The extraordinary scenes of villagers organising themselves to feed each other and defend their homes have caught the attention of the world, and have even led some to wonder whether this could be the start of a “Chinese spring”.

But while some of their leaders have talked idealistically about the need for “real democracy”, the vast majority of villagers insist their actions have nothing to do with politics and everything to do with their basic economic needs.

From his boat, Mr Zhuang points to the many plots of land he and other villagers say were sold secretly and illegally by local officials, and at the stinking run-off from factories, a pig farm and oyster farms that have polluted the harbour and killed all the fish.

“They sold all the land and they even sold the water and now we have no way to feed ourselves or sustain our future generations,” he says.

His son, Zhuang Liehong, 28, has been in jail since early December, accused of “stirring up trouble among the people”, “disturbing government work” and “collaborating with foreign forces”, after he joined a series of village protests over the claims of corrupt land deals and official misrule that began in earnest in late September.

The authorities sent in riot police, but the protests intensified. The younger Mr Zhuang and three other village leaders were then arrested, and one of them, Xue Jinbo, died in custody on December 11.

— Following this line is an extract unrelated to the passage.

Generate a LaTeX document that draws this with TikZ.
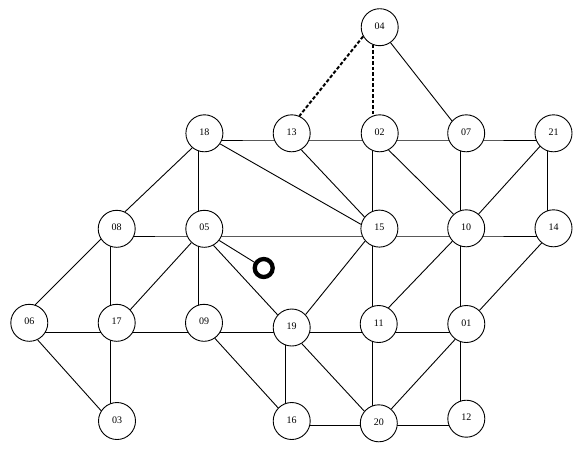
\documentclass[tikz,border=0pt]{standalone}
\usepackage{fontspec}
\setmainfont{Liberation Serif}
\usetikzlibrary{backgrounds}
\begin{document}
\begin{tikzpicture}[x=1pt,y=-1pt,
  vtx/.style={circle,draw,fill=white,line width=0.9pt,minimum size=37pt,inner sep=0pt,font=\fontsize{10}{11}\selectfont},
  edge/.style={line width=0.9pt},
  dashedge/.style={line width=2pt,dash pattern=on 3.5pt off 2pt},
  ringstyle/.style={circle,draw,fill=white,line width=4.3pt,minimum size=18pt,inner sep=0pt}]
\useasboundingbox (0,0) rectangle (585,448);
% circles
\node[vtx] (n04) at (379.7,27.2) {\raisebox{2.5pt}{04}};
\node[vtx] (n18) at (204.4,133.3) {\raisebox{2.5pt}{18}};
\node[vtx] (n13) at (291.7,133.3) {\raisebox{2.5pt}{13}};
\node[vtx] (n02) at (379.7,133.3) {\raisebox{2.5pt}{02}};
\node[vtx] (n07) at (466.2,133.3) {\raisebox{2.5pt}{07}};
\node[vtx] (n21) at (553.5,133.3) {\raisebox{2.5pt}{21}};
\node[vtx] (n08) at (116.7,228.8) {\raisebox{2.5pt}{08}};
\node[vtx] (n05) at (204.3,228.8) {\raisebox{2.5pt}{05}};
\node[vtx] (n15) at (379.4,228.6) {\raisebox{2.5pt}{15}};
\node[vtx] (n10) at (466.2,228.3) {\raisebox{2.5pt}{10}};
\node[vtx] (n14) at (553.5,228.3) {\raisebox{2.5pt}{14}};
\node[vtx] (n06) at (29.3,322.8) {\raisebox{2.5pt}{06}};
\node[vtx] (n17) at (116.7,322.8) {\raisebox{2.5pt}{17}};
\node[vtx] (n09) at (204.0,322.8) {\raisebox{2.5pt}{09}};
\node[vtx] (n19) at (291.7,327.5) {\raisebox{2.5pt}{19}};
\node[vtx] (n11) at (378.7,324.0) {\raisebox{2.5pt}{11}};
\node[vtx] (n01) at (466.3,324.0) {\raisebox{2.5pt}{01}};
\node[vtx] (n03) at (117.0,421.0) {\raisebox{2.5pt}{03}};
\node[vtx] (n16) at (291.7,421.0) {\raisebox{2.5pt}{16}};
\node[vtx] (n20) at (378.8,423.3) {\raisebox{2.5pt}{20}};
\node[vtx] (n12) at (466.3,418.7) {\raisebox{2.5pt}{12}};
\node[ringstyle] (ring) at (263.7,268) {};
% grid attachment points
\coordinate (g18) at (198.5,140);
\coordinate (g13) at (285.7,140);
\coordinate (g02) at (372.6,140);
\coordinate (g07) at (460.3,140);
\coordinate (g21) at (547.7,140);
\coordinate (g08) at (110.3,236);
\coordinate (g05) at (198.5,236);
\coordinate (g15) at (372.6,236);
\coordinate (g10) at (460.3,236);
\coordinate (g14) at (547.7,236);
\coordinate (g06) at (23,332);
\coordinate (g17) at (110.3,332);
\coordinate (g09) at (198.5,332);
\coordinate (g19) at (285.7,332);
\coordinate (g11) at (372.6,332);
\coordinate (g01) at (460.3,332);
\coordinate (g03) at (110.3,425.7);
\coordinate (g16) at (285.7,425.7);
\coordinate (g20) at (372.6,425.7);
\coordinate (g12) at (460.3,425.7);
\begin{scope}[on background layer]
\fill[white] (0,0) rectangle (585,448);
% horizontal
\draw[edge] (g18) -- (g13) -- (g02) -- (g07) -- (g21);
\draw[edge] (g08) -- (g05) -- (g15) -- (g10) -- (g14);
\draw[edge] (g06) -- (g17) -- (g09) -- (g19) -- (g11) -- (g01);
\draw[edge] (g16) -- (g20) -- (g12);
% vertical
\draw[edge] (g18) -- (g05) -- (g09);
\draw[edge] (g08) -- (g17) -- (g03);
\draw[edge] (g02) -- (g15) -- (g11) -- (g20);
\draw[edge] (g07) -- (g10) -- (g01) -- (g12);
\draw[edge] (g21) -- (g14);
\draw[edge] (g19) -- (g16);
% dashed
\draw[dashedge] (n04.209) -- (n13.66);
\draw[dashedge] (n04.248) -- (n02.112);
% diagonals
\draw[edge] (n04.305) -- (n07.139);
\draw[edge] (n18.230) -- (n08.64);
\draw[edge] (n18.326) -- (n15.167);
\draw[edge] (n13.300) -- (n15.142);
\draw[edge] (n02.298) -- (n10.132);
\draw[edge] (n21.224) -- (n10.49);
\draw[edge] (n14.231) -- (n01.46);
\draw[edge] (n08.213) -- (n06.72);
\draw[edge] (n05.227) -- (n17.44);
\draw[edge] (n05.299) -- (n19.138);
\draw[edge] (n05.322) -- (ring.center);
\draw[edge] (n15.221) -- (n19.43);
\draw[edge] (n10.223) -- (n11.59);
\draw[edge] (n06.296) -- (n03.147);
\draw[edge] (n09.305) -- (n16.136);
\draw[edge] (n19.302) -- (n20.140);
\draw[edge] (n01.234) -- (n20.49);
\end{scope}
\end{tikzpicture}
\end{document}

The government says he suffered a heart attack, but his family and most villagers believe that he was tortured to death. On the day that his death was announced, police and paramilitary officers tried to storm the village using water cannon and teargas, but were beaten back by irate villagers armed with spears and metal bars.

Various protests have spread across China as the economy has slowed, and the ruling Communist party is struggling to come up with an appropriate response. In a speech on Sunday, the party official in charge of the district covering Wukan compared himself and the government to benevolent parents and the villagers to naughty children.

Zheng Yanxiong, party secretary for Shanwei city, reflected on the growing difficulties of governing, saying: “If we meet all the villagers’ demands then it will raise all of society’s expectations too high.”

Wukan’s villagers are certainly not alone in expressing their gripes. On Tuesday, a separate protest in the town of Haimen, 100km along the coast from Wukan, saw thousands of residents square up to riot police armed with teargas. The main cause of that protest was environmental pollution and the arrest of villagers who had complained about it to the authorities.

But there are signs that the worldwide attention focused on Wukan is causing authorities to rethink their tactics.

On Tuesday night, the provincial government appeared to be trying to take a less confrontational approach by offering to negotiate with village leaders, who delayed a planned protest march in response.

Many Wukan villagers expressed doubts over whether the conciliatory gesture was sincere, however, and pointed to the violent repression the government has often resorted to when its authority is threatened.

“They have lied to us so many times, we just can’t trust them,” said one villager. “Only the top government leaders and party central [committee] can save us and give us back our land.”